## To do
Will you repeat only the lines beginning at the one that mentions "Generate a web" and ending at the one that mentions "const swatch = col", both of them included, exactly?

==== Data extract ====

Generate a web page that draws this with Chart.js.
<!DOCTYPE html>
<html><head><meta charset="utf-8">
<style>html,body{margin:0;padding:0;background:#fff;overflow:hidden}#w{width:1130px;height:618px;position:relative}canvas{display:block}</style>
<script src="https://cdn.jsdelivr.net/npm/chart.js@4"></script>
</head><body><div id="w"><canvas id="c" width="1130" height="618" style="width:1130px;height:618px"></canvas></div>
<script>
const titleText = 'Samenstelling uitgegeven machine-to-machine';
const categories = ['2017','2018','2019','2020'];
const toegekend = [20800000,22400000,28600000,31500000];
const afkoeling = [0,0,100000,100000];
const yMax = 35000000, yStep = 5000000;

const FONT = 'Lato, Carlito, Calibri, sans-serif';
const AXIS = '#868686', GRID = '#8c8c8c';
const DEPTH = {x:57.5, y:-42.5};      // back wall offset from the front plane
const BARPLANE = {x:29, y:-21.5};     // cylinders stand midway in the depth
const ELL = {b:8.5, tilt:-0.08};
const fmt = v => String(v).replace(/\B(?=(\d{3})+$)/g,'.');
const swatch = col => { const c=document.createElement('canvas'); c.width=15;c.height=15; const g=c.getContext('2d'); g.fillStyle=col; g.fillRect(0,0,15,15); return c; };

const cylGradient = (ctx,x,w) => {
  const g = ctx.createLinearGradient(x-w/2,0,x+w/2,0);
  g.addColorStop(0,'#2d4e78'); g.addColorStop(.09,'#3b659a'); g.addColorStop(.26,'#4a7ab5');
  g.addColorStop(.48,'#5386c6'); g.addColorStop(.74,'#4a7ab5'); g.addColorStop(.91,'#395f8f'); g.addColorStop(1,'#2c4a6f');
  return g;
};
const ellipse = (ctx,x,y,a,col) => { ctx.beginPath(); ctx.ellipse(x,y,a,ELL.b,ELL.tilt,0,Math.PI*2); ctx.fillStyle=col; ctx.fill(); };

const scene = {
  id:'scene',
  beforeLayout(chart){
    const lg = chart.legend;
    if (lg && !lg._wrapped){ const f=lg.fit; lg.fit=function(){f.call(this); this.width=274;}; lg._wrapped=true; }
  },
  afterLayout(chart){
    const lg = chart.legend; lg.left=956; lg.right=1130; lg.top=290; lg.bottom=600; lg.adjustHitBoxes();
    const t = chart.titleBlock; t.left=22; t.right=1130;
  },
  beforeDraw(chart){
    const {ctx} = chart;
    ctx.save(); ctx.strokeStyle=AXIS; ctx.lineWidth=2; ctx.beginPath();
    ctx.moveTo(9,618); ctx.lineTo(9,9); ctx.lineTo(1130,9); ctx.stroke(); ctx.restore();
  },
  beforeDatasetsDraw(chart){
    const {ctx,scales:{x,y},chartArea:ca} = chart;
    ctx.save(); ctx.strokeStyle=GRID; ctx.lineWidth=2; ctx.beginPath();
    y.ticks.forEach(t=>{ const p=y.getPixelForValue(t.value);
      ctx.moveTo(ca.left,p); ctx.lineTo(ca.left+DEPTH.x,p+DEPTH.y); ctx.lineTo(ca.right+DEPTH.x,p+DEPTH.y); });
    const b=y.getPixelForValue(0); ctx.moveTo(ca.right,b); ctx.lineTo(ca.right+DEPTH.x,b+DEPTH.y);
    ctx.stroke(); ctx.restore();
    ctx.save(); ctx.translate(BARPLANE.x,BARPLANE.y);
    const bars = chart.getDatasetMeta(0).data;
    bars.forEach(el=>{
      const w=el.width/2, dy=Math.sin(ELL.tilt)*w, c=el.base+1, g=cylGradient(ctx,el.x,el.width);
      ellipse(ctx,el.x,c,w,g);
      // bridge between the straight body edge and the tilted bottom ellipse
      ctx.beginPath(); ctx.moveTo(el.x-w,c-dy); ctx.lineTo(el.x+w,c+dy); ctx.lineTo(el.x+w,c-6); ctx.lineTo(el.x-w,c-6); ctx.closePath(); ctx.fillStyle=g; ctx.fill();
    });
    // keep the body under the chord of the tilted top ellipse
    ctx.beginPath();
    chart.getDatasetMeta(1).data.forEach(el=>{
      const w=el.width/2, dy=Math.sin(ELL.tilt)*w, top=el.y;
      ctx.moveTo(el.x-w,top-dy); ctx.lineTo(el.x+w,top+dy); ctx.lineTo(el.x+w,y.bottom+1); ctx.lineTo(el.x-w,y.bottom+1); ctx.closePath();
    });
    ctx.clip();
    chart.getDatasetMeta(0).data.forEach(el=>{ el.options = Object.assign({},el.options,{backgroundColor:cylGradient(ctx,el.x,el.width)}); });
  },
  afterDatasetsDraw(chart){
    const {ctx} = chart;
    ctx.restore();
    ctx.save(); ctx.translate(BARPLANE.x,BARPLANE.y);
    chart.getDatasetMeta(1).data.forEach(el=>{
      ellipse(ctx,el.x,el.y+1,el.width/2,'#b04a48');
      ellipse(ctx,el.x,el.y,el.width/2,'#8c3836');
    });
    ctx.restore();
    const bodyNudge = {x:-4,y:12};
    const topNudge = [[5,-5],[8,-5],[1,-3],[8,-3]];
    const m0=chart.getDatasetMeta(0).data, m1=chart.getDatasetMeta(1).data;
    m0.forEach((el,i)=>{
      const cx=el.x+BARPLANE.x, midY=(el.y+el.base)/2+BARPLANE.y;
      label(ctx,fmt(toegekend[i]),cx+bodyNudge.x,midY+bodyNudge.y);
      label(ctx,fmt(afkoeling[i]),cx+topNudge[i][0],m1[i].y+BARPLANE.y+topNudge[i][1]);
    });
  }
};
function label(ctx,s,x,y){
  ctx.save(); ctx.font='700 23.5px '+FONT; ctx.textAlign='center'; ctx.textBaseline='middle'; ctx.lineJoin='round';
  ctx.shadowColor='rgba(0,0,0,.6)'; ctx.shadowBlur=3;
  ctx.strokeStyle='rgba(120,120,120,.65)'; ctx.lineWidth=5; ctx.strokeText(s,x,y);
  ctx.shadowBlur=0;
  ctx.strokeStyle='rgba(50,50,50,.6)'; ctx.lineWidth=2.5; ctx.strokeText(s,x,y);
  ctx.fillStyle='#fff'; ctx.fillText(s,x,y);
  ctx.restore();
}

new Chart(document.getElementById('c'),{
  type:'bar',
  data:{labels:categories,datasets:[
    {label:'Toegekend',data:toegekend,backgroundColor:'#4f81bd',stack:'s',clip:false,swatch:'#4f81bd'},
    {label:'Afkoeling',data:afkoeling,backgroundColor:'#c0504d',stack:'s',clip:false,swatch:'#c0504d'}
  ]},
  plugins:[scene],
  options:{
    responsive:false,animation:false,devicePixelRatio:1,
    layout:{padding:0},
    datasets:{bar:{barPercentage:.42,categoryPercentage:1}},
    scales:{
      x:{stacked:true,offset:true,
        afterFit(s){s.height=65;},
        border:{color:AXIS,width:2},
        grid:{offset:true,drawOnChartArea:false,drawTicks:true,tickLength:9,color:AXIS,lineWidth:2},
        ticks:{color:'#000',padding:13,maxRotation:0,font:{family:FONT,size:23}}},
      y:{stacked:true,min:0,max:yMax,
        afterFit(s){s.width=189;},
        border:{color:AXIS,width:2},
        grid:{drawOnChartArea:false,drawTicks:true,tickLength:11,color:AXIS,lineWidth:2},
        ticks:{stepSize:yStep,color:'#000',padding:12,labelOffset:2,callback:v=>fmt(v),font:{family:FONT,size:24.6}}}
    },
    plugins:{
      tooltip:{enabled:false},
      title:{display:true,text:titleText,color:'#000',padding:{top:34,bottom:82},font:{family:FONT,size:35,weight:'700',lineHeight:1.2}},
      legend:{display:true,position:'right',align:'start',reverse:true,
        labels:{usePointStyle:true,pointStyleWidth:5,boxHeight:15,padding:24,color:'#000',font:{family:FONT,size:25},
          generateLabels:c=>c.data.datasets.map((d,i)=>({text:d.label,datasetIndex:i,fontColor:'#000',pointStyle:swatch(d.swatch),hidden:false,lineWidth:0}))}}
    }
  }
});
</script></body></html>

====
==== Data extract ====

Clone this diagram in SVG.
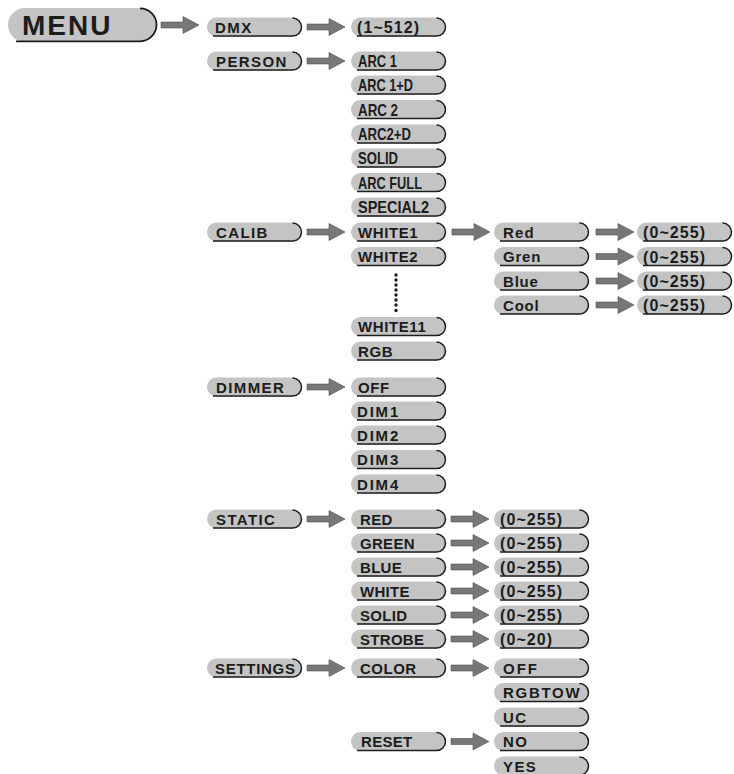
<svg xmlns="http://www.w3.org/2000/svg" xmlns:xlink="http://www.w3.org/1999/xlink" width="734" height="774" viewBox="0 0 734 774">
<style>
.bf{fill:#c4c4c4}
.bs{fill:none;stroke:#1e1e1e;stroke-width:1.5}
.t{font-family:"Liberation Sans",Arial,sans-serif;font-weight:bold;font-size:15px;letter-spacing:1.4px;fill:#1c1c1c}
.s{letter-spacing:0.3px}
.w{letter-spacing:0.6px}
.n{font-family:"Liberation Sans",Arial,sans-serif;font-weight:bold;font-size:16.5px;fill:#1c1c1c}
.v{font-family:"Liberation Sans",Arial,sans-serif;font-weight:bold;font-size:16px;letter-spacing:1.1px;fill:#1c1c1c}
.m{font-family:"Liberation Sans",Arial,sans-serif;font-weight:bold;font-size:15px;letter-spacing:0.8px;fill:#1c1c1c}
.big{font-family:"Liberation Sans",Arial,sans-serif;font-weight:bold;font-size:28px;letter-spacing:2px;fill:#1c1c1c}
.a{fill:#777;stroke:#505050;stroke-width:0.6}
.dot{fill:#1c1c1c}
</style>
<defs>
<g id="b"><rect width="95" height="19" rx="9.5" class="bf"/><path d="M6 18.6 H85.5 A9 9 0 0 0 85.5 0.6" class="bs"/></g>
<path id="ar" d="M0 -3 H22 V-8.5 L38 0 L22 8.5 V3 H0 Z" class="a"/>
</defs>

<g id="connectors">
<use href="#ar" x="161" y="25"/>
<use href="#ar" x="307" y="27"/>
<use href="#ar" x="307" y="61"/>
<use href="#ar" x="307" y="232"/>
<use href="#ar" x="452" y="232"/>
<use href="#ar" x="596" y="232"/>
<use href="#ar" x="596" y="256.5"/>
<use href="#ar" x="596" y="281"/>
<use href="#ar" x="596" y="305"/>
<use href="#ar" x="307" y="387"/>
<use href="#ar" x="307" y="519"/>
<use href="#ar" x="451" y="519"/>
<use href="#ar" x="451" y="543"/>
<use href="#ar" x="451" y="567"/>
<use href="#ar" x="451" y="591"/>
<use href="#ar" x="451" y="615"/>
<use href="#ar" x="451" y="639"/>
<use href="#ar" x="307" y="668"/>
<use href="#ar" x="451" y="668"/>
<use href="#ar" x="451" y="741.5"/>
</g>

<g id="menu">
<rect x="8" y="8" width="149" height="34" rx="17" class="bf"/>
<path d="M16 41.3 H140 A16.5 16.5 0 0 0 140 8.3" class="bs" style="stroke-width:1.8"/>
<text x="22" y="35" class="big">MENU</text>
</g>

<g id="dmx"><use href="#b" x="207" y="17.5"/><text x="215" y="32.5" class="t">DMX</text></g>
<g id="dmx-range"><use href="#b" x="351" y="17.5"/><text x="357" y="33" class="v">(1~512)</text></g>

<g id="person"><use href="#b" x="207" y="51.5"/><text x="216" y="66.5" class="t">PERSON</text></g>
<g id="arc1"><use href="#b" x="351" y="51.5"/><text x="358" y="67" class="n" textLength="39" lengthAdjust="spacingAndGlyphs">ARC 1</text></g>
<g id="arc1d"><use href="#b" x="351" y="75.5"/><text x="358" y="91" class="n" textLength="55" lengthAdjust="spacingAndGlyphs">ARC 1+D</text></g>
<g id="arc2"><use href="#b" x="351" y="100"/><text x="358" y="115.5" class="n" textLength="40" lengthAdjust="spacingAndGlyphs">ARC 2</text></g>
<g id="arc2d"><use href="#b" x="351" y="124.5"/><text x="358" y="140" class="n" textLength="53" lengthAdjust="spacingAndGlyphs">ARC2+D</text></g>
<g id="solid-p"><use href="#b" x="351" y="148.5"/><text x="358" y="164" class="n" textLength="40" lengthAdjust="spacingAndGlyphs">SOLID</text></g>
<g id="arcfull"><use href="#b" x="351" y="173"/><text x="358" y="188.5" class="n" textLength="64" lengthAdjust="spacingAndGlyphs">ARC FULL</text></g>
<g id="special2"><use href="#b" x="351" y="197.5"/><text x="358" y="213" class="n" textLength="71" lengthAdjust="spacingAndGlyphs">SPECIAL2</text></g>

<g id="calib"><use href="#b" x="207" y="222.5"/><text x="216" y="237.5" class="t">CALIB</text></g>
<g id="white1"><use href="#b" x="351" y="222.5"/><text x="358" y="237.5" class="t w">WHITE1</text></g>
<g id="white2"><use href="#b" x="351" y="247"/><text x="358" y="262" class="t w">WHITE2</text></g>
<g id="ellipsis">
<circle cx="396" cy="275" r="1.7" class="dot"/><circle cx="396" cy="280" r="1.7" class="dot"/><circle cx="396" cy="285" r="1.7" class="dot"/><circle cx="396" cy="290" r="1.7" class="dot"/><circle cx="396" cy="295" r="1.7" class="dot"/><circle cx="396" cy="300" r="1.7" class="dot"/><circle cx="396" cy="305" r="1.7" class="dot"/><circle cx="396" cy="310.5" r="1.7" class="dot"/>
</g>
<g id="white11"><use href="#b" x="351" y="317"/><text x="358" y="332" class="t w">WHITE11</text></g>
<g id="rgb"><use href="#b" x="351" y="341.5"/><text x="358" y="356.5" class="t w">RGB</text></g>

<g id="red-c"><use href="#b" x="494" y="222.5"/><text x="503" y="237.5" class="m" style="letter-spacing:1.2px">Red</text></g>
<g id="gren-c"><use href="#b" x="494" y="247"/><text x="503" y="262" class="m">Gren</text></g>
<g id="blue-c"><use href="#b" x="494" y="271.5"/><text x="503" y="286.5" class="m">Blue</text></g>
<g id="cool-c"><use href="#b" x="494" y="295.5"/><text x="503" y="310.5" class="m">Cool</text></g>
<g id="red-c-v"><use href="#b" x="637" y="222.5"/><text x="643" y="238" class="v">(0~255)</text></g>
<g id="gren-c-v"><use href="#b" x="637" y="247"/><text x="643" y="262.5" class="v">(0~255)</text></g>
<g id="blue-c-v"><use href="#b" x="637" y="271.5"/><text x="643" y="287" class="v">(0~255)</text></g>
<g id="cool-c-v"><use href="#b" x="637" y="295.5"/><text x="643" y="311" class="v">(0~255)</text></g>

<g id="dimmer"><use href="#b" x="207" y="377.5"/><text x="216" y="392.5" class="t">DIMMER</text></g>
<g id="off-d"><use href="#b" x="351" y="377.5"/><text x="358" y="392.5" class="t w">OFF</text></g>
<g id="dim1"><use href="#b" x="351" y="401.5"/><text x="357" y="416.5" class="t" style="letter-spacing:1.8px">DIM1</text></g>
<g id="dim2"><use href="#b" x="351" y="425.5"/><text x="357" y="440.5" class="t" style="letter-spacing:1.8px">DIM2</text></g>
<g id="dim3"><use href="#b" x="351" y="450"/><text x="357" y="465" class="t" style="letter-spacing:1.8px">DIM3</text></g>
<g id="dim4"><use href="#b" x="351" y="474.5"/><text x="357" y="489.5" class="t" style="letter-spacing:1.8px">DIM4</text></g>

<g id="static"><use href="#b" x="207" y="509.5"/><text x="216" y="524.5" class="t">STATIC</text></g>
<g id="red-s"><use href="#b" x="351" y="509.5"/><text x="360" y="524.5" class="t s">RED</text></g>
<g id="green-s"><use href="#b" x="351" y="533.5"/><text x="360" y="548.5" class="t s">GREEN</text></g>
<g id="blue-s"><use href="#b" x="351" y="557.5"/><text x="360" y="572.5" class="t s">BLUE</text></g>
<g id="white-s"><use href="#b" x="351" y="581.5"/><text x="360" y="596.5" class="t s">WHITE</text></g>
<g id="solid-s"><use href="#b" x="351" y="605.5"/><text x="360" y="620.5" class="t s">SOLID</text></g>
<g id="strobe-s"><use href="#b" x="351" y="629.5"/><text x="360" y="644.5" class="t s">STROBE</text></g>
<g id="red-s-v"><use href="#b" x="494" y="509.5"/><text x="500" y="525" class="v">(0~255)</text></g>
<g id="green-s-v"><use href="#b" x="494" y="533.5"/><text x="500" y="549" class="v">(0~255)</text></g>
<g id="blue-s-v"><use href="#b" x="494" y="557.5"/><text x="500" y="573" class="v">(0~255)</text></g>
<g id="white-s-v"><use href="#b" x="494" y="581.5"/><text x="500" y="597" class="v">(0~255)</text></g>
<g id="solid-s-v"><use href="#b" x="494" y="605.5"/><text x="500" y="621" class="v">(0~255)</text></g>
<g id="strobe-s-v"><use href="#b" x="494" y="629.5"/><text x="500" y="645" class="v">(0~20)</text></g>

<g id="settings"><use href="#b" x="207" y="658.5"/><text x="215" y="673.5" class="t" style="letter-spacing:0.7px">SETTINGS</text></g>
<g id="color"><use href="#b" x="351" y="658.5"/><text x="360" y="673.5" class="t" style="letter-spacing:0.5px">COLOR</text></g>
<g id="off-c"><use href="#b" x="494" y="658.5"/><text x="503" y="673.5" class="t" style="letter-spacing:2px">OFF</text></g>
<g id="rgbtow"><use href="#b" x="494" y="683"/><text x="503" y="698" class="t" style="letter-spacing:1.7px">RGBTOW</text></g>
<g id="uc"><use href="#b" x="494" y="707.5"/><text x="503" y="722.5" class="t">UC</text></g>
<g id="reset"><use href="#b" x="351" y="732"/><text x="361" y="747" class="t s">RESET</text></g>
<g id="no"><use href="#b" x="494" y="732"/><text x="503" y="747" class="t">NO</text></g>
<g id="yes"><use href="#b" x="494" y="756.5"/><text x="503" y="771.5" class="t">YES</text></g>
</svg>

====
==== Data extract ====

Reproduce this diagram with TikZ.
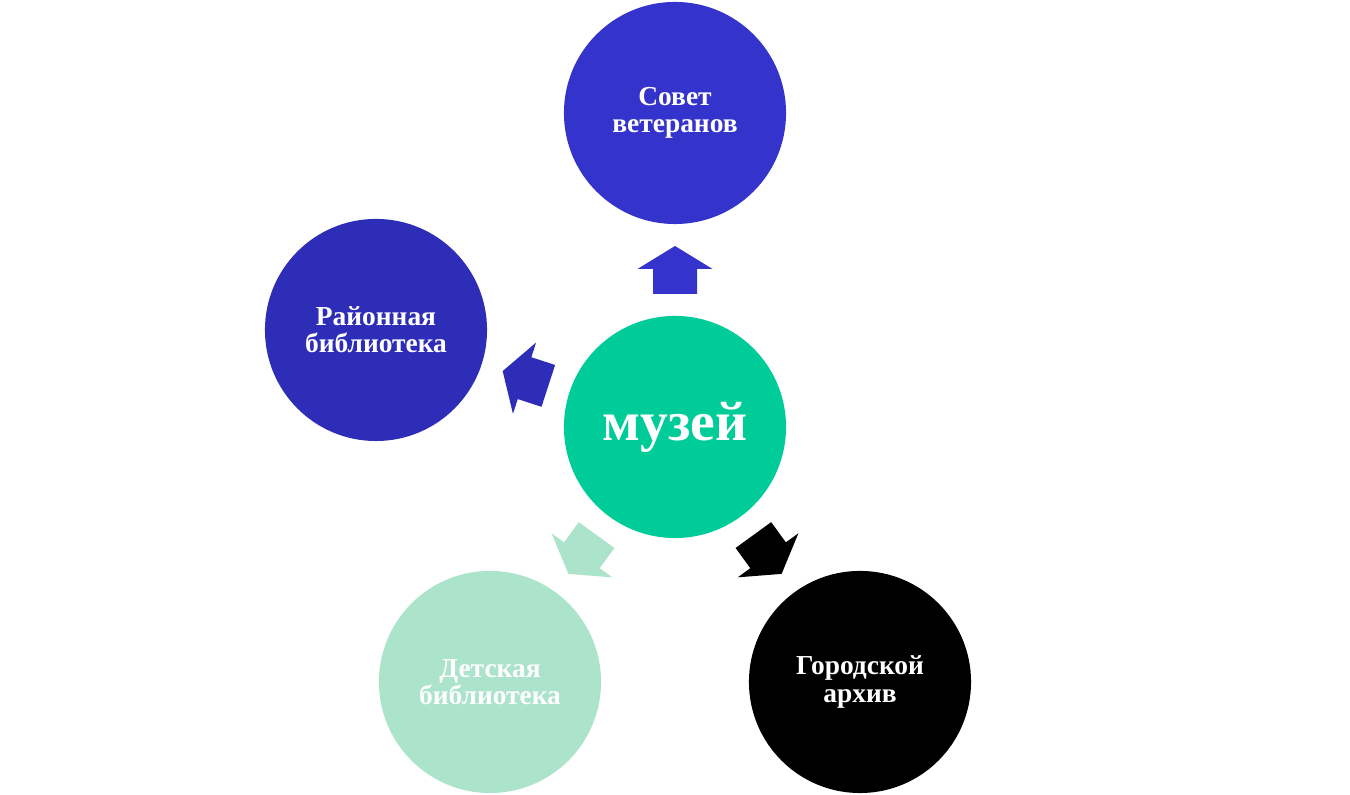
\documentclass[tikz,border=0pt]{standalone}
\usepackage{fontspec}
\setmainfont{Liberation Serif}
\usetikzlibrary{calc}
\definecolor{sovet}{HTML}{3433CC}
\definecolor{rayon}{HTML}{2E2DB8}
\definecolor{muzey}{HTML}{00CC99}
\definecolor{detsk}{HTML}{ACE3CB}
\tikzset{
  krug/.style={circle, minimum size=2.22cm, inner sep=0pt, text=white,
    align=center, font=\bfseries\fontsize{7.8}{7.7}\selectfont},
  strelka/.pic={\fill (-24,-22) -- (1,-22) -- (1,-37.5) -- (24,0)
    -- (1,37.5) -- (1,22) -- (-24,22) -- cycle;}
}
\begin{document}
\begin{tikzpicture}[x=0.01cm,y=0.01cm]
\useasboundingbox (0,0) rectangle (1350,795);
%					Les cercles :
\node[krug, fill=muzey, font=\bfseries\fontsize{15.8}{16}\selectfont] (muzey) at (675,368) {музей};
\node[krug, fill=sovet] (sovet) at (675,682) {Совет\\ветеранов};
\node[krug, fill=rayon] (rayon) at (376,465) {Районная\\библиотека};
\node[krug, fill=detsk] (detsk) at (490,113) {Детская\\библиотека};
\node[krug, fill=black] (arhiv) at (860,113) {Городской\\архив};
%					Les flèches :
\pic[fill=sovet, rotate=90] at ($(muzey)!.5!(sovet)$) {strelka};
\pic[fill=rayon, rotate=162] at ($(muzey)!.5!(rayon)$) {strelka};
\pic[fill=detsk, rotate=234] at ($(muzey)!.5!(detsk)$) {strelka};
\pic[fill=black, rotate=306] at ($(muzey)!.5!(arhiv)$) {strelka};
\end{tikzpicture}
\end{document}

====

## Task output
Generate a web page that draws this with Chart.js.
<!DOCTYPE html>
<html><head><meta charset="utf-8">
<style>html,body{margin:0;padding:0;background:#fff;overflow:hidden}#w{width:1130px;height:618px;position:relative}canvas{display:block}</style>
<script src="https://cdn.jsdelivr.net/npm/chart.js@4"></script>
</head><body><div id="w"><canvas id="c" width="1130" height="618" style="width:1130px;height:618px"></canvas></div>
<script>
const titleText = 'Samenstelling uitgegeven machine-to-machine';
const categories = ['2017','2018','2019','2020'];
const toegekend = [20800000,22400000,28600000,31500000];
const afkoeling = [0,0,100000,100000];
const yMax = 35000000, yStep = 5000000;

const FONT = 'Lato, Carlito, Calibri, sans-serif';
const AXIS = '#868686', GRID = '#8c8c8c';
const DEPTH = {x:57.5, y:-42.5};      // back wall offset from the front plane
const BARPLANE = {x:29, y:-21.5};     // cylinders stand midway in the depth
const ELL = {b:8.5, tilt:-0.08};
const fmt = v => String(v).replace(/\B(?=(\d{3})+$)/g,'.');
const swatch = col => { const c=document.createElement('canvas'); c.width=15;c.height=15; const g=c.getContext('2d'); g.fillStyle=col; g.fillRect(0,0,15,15); return c; };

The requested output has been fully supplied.